With all that said, Hamilton has also been able to use its immigrant narrative for good in the wake of the Trump-era attack on immigration. Lin-Manuel Miranda released a video in 2017 for “Immigrants (We Get the Job Done),” a song that samples “Yorktown” and is taken from The Hamilton Mixtape, “a compilation of songs pulled from [Hamilton]… and recorded by various artists” (Flanagan). This video was “launched to help promote fundraising for the Immigrant: We Get The Job Done Coalition, a group of immigrant-rights non-profits based throughout the US” (Flanagan). Despite the problematic implications of the universal immigration story, the narrative has clearly been used to empower immigrant populations as well. However, it is still important to question the implications of the rhetoric used to discuss immigration in Hamilton and in politics.

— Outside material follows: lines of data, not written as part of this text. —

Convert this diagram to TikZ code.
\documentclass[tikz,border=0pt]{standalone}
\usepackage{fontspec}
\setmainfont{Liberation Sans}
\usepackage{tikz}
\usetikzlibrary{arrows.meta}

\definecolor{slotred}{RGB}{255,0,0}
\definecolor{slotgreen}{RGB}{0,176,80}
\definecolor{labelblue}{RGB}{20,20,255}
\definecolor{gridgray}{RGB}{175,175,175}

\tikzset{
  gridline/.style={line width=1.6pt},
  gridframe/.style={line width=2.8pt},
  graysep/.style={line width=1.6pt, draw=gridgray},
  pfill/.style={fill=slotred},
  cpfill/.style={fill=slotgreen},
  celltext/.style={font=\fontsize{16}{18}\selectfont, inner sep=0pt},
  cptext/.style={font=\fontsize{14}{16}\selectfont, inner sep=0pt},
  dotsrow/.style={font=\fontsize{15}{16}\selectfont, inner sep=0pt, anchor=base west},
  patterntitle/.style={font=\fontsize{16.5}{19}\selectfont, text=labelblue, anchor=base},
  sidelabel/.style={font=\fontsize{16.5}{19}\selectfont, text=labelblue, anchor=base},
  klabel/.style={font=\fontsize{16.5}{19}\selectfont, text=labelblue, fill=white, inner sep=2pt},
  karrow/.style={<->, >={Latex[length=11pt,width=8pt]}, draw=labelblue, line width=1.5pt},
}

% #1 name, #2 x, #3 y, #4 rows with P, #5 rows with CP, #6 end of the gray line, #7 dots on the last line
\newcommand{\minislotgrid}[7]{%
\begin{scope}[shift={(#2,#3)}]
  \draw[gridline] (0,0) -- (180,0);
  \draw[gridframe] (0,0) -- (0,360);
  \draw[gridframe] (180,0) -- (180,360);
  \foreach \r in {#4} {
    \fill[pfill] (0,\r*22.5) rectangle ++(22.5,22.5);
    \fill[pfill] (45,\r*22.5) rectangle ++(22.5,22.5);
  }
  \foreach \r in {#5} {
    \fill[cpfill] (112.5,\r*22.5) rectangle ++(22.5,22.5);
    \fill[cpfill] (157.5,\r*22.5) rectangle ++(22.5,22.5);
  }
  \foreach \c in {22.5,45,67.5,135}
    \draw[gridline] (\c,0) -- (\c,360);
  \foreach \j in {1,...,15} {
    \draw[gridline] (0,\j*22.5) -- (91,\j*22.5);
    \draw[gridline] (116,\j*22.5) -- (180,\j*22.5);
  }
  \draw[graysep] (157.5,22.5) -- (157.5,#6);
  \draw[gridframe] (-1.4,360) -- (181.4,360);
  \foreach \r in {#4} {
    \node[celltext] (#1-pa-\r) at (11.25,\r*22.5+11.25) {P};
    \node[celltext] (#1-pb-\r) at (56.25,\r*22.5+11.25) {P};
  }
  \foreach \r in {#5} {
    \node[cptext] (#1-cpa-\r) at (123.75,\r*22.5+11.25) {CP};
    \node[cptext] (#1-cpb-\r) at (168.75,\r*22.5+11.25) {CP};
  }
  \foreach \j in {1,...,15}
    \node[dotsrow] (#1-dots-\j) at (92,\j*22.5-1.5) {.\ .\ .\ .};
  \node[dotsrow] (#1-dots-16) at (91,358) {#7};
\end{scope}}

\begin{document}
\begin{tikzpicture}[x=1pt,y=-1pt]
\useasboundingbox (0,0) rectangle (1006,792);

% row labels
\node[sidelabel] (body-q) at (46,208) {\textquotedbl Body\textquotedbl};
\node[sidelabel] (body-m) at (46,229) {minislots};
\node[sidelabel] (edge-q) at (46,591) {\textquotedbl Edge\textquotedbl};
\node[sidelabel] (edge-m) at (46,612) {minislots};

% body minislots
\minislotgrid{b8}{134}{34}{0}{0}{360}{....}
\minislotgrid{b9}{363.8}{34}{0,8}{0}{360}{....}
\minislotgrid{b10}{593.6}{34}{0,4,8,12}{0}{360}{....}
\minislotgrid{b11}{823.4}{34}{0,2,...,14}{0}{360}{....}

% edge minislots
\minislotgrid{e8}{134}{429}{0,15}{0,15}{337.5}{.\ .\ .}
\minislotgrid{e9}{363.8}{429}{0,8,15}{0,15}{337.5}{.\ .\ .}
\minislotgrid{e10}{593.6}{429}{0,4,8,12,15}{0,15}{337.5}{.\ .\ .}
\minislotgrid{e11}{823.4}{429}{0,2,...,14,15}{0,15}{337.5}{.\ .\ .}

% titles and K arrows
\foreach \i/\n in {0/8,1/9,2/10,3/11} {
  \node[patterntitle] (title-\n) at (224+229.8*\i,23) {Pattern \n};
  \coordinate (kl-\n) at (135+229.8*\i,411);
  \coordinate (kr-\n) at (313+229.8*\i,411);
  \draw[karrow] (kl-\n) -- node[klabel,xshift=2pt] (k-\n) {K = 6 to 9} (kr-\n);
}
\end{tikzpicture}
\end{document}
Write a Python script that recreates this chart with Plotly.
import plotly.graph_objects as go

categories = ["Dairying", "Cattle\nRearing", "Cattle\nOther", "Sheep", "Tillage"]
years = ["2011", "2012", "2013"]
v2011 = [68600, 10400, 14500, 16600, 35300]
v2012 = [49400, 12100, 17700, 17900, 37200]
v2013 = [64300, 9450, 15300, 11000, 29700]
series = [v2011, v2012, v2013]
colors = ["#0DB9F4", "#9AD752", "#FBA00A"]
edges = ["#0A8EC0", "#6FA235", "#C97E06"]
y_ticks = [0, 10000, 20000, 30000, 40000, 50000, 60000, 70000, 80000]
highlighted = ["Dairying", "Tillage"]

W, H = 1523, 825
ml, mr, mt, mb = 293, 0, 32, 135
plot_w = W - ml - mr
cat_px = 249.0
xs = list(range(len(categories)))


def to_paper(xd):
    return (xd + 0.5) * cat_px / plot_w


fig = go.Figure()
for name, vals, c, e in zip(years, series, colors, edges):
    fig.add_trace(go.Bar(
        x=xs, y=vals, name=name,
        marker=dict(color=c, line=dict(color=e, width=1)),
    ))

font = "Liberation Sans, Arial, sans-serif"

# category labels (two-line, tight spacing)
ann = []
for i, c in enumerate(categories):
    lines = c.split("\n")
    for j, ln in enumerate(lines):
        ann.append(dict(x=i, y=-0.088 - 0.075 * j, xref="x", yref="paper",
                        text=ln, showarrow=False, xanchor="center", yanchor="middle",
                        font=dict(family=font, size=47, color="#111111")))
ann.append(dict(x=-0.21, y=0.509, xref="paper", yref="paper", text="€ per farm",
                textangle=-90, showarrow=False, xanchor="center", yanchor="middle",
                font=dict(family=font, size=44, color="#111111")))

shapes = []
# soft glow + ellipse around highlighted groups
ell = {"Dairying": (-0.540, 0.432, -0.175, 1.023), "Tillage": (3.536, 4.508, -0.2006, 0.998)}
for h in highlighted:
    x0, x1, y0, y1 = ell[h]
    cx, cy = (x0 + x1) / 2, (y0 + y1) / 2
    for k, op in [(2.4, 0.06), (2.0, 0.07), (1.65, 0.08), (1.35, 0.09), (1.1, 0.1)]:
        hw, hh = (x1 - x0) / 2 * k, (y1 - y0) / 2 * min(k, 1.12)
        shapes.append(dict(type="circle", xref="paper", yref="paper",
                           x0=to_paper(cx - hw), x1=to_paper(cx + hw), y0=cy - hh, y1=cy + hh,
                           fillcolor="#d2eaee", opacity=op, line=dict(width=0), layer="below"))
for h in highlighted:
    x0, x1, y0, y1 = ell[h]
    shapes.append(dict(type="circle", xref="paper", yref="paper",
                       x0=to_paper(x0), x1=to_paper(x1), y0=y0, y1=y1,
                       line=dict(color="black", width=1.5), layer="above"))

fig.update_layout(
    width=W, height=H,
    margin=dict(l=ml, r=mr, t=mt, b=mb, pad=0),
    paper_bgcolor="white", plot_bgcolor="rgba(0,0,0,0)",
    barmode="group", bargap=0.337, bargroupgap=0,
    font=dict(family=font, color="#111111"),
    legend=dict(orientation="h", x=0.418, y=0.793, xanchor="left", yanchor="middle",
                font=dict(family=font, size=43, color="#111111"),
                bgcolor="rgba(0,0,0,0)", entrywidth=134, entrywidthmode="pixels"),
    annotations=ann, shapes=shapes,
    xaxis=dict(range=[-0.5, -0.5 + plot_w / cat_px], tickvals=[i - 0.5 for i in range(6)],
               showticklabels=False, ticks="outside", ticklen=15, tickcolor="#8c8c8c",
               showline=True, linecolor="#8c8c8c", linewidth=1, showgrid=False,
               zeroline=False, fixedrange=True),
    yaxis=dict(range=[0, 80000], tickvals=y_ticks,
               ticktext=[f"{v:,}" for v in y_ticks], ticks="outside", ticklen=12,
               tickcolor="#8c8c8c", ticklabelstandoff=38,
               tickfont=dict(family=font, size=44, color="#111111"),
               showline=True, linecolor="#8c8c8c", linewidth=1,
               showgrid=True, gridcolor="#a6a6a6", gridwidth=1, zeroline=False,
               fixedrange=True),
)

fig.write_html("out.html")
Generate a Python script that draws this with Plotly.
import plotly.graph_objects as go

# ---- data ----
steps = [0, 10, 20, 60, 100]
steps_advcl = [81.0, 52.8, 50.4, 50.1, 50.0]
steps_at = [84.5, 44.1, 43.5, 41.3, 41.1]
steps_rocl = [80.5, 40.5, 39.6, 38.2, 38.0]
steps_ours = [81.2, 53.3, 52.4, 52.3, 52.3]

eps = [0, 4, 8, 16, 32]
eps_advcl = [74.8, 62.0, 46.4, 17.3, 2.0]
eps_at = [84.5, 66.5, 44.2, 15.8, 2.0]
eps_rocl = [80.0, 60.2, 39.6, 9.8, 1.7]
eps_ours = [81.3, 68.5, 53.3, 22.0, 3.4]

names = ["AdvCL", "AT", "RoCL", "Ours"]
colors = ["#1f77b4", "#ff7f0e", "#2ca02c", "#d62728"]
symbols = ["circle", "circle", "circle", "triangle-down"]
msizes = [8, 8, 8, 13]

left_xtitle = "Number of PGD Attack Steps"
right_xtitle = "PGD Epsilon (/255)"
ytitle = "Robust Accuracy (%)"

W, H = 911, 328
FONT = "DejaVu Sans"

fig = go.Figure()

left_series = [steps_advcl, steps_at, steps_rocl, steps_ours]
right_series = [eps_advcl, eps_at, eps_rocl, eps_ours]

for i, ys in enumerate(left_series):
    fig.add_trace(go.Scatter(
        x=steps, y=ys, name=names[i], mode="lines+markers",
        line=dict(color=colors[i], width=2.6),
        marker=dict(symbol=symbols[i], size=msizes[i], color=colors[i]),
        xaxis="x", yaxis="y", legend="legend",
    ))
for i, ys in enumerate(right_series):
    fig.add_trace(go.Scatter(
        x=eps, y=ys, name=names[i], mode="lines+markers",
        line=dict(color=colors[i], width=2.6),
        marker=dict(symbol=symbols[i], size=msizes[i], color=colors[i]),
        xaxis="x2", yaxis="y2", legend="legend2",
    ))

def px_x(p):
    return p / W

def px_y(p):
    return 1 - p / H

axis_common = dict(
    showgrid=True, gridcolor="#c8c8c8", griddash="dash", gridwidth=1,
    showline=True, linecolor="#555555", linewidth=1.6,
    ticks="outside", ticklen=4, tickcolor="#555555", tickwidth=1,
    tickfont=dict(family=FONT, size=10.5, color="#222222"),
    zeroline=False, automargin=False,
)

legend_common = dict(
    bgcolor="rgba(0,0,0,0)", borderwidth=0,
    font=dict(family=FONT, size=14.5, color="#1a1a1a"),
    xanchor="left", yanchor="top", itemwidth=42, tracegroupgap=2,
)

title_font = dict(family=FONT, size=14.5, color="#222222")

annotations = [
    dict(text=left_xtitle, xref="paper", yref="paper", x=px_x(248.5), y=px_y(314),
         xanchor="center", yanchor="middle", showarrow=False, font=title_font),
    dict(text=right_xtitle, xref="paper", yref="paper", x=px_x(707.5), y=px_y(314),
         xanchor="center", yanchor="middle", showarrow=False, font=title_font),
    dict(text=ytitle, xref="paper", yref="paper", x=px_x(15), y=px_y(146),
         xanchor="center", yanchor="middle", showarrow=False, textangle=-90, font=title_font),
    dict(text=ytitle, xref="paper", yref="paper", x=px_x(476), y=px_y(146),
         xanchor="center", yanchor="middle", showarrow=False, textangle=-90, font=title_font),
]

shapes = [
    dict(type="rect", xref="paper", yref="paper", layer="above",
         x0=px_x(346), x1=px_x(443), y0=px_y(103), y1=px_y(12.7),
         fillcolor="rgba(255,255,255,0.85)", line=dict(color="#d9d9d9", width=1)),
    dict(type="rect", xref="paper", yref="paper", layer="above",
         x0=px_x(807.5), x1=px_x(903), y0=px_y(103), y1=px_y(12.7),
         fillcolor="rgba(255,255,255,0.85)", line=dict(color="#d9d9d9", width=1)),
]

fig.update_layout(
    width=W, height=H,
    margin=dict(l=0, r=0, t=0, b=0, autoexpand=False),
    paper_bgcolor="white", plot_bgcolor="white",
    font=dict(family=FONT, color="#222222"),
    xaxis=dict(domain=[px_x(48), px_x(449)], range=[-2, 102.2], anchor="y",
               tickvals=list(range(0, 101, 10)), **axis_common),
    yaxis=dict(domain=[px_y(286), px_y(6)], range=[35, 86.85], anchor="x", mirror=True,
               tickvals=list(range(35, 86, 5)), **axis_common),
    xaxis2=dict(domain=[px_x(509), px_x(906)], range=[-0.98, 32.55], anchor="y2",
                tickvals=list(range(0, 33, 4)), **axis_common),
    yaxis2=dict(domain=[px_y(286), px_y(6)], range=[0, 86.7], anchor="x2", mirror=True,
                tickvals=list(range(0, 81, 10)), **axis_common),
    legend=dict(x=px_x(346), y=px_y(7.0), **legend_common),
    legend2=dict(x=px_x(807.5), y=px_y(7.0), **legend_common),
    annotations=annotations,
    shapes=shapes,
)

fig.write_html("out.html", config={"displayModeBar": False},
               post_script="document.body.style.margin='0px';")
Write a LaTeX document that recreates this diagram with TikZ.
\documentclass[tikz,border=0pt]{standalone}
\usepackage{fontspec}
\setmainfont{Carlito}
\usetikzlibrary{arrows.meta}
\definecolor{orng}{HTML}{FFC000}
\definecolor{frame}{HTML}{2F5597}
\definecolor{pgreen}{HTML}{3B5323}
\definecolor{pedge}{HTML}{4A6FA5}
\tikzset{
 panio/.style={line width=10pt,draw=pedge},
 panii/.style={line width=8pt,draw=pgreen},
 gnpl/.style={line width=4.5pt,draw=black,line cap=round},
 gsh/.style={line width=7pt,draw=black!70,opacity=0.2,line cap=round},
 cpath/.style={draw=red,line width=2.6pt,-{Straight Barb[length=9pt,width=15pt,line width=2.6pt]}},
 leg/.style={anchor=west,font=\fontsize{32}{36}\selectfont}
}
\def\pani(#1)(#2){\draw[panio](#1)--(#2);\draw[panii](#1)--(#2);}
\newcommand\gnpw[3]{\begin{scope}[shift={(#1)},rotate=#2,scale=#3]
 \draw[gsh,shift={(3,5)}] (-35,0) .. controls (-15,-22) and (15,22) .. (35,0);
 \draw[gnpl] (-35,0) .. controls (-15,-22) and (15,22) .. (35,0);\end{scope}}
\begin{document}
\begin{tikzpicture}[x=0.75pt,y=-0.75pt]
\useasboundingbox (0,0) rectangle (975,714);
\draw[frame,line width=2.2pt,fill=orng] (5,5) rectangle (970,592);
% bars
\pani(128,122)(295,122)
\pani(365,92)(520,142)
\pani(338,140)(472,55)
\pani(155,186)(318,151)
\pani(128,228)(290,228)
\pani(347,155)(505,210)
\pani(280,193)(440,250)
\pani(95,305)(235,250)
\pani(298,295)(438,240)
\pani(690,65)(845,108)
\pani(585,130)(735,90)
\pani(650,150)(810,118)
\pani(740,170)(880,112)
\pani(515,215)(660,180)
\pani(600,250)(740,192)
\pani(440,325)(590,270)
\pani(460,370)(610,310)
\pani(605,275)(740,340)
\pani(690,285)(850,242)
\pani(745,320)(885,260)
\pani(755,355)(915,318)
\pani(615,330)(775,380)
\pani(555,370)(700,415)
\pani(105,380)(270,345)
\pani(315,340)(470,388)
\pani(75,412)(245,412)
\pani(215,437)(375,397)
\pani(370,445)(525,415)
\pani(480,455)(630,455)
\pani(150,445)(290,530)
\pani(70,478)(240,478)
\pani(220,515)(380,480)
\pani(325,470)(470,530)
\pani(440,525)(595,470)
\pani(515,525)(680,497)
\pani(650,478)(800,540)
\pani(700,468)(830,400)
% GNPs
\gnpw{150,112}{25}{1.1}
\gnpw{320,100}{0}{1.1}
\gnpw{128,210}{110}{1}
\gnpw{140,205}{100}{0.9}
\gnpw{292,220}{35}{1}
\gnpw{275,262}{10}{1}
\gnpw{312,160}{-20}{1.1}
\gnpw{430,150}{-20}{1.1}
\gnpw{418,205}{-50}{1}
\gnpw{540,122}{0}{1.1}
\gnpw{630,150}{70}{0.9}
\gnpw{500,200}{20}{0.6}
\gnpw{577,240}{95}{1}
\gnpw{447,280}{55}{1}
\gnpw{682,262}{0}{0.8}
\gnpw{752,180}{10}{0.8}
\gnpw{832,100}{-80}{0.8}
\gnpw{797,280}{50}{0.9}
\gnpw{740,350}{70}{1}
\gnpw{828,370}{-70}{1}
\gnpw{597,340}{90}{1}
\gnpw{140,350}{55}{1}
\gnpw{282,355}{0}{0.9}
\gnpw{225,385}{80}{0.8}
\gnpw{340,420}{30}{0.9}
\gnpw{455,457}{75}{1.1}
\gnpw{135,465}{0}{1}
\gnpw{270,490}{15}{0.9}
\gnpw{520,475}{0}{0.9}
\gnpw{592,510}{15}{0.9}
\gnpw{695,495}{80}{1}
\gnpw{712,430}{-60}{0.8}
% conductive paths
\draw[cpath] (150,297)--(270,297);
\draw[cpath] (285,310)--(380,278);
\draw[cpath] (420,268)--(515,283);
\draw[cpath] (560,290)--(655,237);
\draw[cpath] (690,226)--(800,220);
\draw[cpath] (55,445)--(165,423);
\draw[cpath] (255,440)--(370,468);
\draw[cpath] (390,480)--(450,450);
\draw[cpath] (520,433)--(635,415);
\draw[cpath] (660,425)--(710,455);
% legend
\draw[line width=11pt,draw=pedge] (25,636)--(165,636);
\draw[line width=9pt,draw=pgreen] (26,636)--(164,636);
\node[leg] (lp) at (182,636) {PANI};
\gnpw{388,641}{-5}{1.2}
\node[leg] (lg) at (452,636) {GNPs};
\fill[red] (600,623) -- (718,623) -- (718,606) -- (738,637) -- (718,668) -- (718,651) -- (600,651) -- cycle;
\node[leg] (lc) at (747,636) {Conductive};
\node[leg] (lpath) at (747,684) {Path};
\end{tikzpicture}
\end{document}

Though Hamilton’s rhetoric, style, and content leaves much to be critiqued, the musical has also been a progressive step is diversifying Broadway. In the 2015–2016 Broadway season during which Hamilton premiered, the show was one of several that featured casts made up of predominantly people of color, marking a fiscal year end of Broadway hiring 43 percent minority actors overall (McPhee). Hamilton was also one of a handful of shows leading the charge in non-traditional casting, in its case choosing not to restrict white historical figures to being played by white actors. While these casting choices, among other issues in the show, are worthy of a healthy amount of skepticism, Hamilton undoubtedly took strides in bringing greater diversity to musical theater and helped bring hip-hop to Broadway audiences and Broadway to the general public.